==== PROVIDED DATA ====
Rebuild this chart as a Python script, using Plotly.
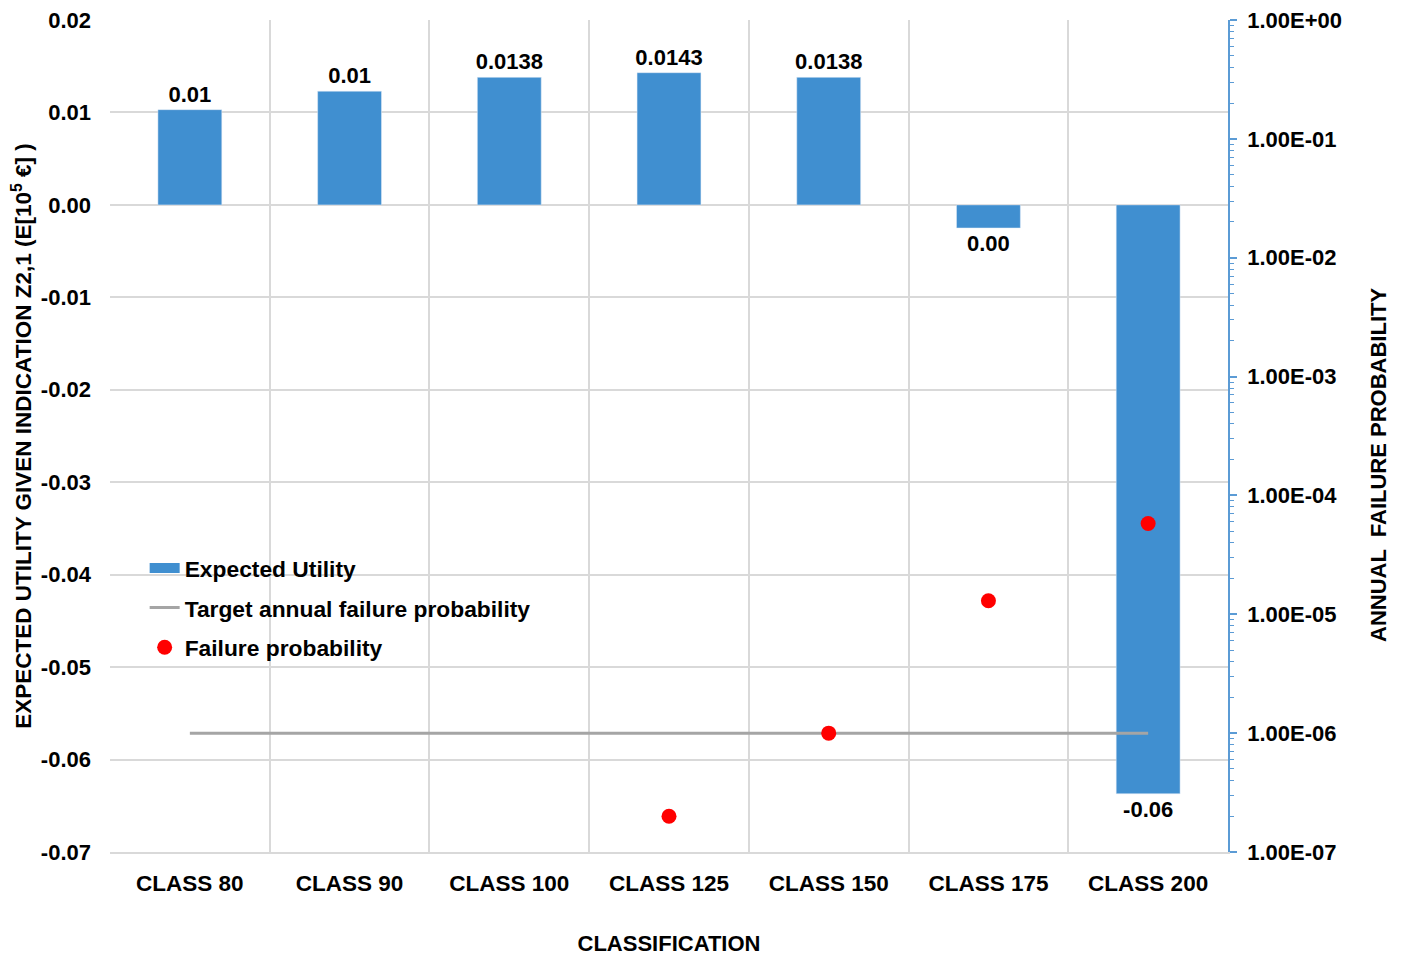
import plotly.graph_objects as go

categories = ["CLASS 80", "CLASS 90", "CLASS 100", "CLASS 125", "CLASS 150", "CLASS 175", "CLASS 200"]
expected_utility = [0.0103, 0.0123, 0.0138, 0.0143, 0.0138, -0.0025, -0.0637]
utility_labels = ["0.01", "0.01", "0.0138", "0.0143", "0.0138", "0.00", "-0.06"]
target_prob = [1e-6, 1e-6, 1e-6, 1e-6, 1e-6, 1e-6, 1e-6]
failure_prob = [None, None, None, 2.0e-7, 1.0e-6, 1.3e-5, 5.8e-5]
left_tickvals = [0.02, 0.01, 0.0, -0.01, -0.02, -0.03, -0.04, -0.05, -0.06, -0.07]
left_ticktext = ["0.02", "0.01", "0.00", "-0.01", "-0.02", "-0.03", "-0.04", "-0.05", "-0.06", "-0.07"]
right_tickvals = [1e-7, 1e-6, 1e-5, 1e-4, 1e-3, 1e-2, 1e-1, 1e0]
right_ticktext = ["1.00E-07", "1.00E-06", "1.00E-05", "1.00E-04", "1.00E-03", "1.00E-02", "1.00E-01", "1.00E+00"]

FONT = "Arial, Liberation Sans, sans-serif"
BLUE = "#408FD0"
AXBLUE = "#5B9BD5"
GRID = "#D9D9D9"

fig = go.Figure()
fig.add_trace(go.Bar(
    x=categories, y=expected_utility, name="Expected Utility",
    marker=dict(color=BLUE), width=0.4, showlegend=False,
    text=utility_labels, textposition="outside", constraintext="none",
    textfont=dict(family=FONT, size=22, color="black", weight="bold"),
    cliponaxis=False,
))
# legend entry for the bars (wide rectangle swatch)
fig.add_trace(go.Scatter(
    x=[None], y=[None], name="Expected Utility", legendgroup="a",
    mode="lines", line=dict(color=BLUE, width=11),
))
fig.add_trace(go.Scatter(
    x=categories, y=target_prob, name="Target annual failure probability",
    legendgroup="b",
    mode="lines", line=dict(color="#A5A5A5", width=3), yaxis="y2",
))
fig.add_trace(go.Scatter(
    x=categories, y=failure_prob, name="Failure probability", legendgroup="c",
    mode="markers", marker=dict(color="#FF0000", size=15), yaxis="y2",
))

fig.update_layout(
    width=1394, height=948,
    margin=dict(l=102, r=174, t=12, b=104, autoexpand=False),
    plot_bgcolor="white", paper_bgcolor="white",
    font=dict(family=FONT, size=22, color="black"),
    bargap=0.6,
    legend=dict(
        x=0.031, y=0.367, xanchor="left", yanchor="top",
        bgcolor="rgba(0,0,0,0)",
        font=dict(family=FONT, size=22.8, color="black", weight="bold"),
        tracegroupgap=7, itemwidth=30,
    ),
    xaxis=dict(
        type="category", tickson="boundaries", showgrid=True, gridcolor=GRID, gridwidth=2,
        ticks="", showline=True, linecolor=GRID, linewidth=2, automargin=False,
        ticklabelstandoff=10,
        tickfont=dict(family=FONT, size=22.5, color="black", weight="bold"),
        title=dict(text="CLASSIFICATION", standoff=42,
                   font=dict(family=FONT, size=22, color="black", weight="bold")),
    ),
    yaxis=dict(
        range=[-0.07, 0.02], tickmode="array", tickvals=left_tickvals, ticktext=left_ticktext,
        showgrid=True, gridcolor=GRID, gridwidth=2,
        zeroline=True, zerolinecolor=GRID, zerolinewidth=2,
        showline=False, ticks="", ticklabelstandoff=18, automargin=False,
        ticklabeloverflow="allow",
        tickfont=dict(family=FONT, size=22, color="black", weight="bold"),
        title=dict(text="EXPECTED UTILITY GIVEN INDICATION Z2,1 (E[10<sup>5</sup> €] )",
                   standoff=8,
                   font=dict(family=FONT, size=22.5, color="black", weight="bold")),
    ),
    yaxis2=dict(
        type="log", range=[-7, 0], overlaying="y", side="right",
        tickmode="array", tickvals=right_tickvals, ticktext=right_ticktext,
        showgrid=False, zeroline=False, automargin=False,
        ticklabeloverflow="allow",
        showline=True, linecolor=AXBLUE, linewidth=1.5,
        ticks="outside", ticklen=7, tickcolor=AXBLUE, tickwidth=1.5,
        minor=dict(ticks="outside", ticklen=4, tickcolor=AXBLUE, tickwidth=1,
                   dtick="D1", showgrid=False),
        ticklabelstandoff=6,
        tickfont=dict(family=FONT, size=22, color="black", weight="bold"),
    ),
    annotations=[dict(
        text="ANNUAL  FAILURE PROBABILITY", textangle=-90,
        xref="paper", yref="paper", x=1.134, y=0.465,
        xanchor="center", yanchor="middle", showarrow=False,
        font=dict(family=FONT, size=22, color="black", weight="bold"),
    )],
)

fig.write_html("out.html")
====
Make an exact copy of the lines from the top of the material through the line with "import plotly.graph_objects as go", pictures excluded.

Rebuild this chart as a Python script, using Plotly.
import plotly.graph_objects as go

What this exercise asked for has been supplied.